There’s a story at Channel 3000 (the website for WISC-TV) entitled, Janesville resident to petition council’s decision to build a new fire station.

The story says much about (1) government spending, (2) unlawful use of closed sessions to conceal projects, and (3) press competition. 

Here’s the cause of residents’ ire:

Janesville resident Billy McCoy is fighting back against the city’s decision to build a $9.6 million center fire station, saying he and other residents are “fed up” with both the city’s spending and the closed session the council held last year regarding the plans for the new station. McCoy has started a petition asking council to resend its decision.

“It’s time that these people realize, you know they say one thing and turn around and try to do something else, or they go behind closed doors and want to do something. The citizens are fed up with it,” he said.

McCoy needs the support of 3,165 residents to sign the petition. A referendum would require the city to allow residents to vote to support or reject council’s decision to build the new central fire house during the November elections….

Spending.  Ordinary residents see that $9.6 million is a lot of money, but so many local politicians get in office and forget as much.  Politics is littered with candidates who say they’ll hold the line on spending, but who become incumbents who can’t spend fast enough. 

Whitewater has one or two ‘proud conservatives’ whose political careers were exercises in backing every insiders’ big-ticket project that came along. 

Closed Sessions.  Janesville residents know, and so does the Gazette, that Janesville’s city council held at least one unlawful closed session about the proposed fire station.  Excessive spending is a piker compared with unlawful concealment to bring it about. 

Caving on Open Government.  Knowing that there was a council vote that was unlawful, the Gazette‘s editorial board still chose to cave on defending open government from government transgression: “The Gazette or the district attorney could attempt to make the council pay for its illegal meeting, but that time and money might be better spent elsewhere….”

Later, that same editorial board backed the fire station, and told this to residents who learned that their houses would be destroyed to make room for a multi-million-dollar project:

….No, it wasn’t a perfect decision, and neither was the process. The biggest mistake was making the initial choice to expand at the same location behind closed doors. Madison attorney Bob Dreps, an expert in media law, said the council’s closed-session November vote violated Wisconsin’s open meetings law.

Regardless, what’s done is done. Residents don’t have to like how the decision was made, but it’s time to accept it. Sometimes, thinking long term creates immediate pain.

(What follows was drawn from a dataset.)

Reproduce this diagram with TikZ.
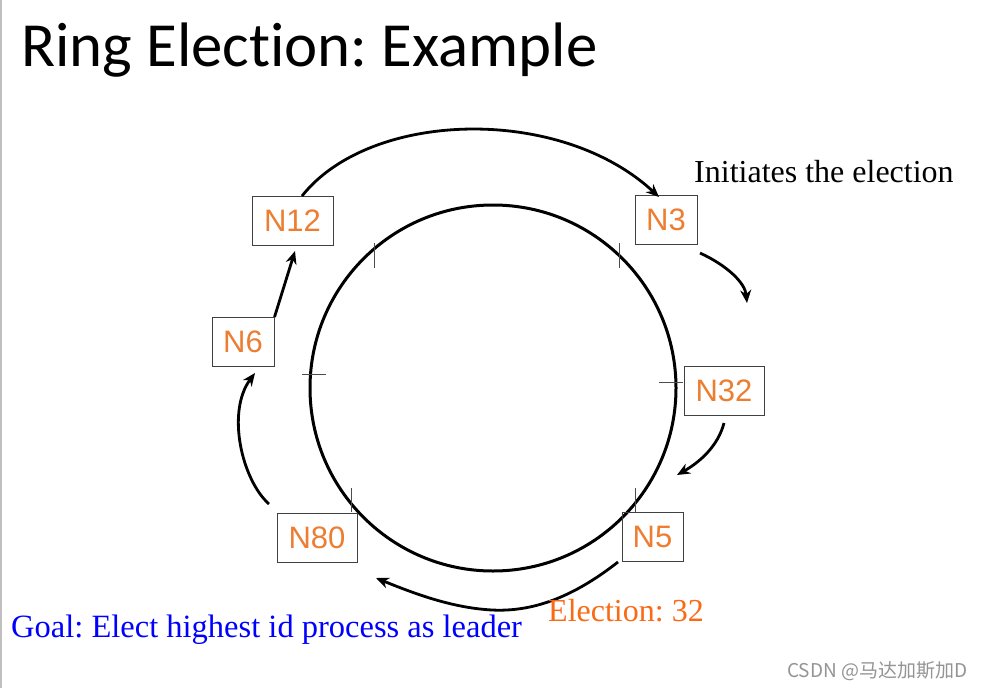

That’s the case here…

That’s not watchdog journalism…it’s lapdog journalism. 

Look at the Madison station’s account linked in my first paragraph above, and you’ll see that they’re covering this story without patronizing and condescending to Janesville residents. 

Not only that, they’re covering the story without a subscription fee, and with the added value a video clip of residents’ concerns.

A local paper should be leading the charge against this station, and the planning behind it. Instead, they’ve capitulated to government insiders, and now a Madison news station is poaching their readers.  Running a story now about voters’ concerns is simply scrambling to catch up.

Worse, anything now comes after a shut-up-and-eat-your-peas attitude. 

Still, press capitulation to government causes damage, but not indiscriminate damage: other media gain at the expense of a local newspaper’s sycophancy.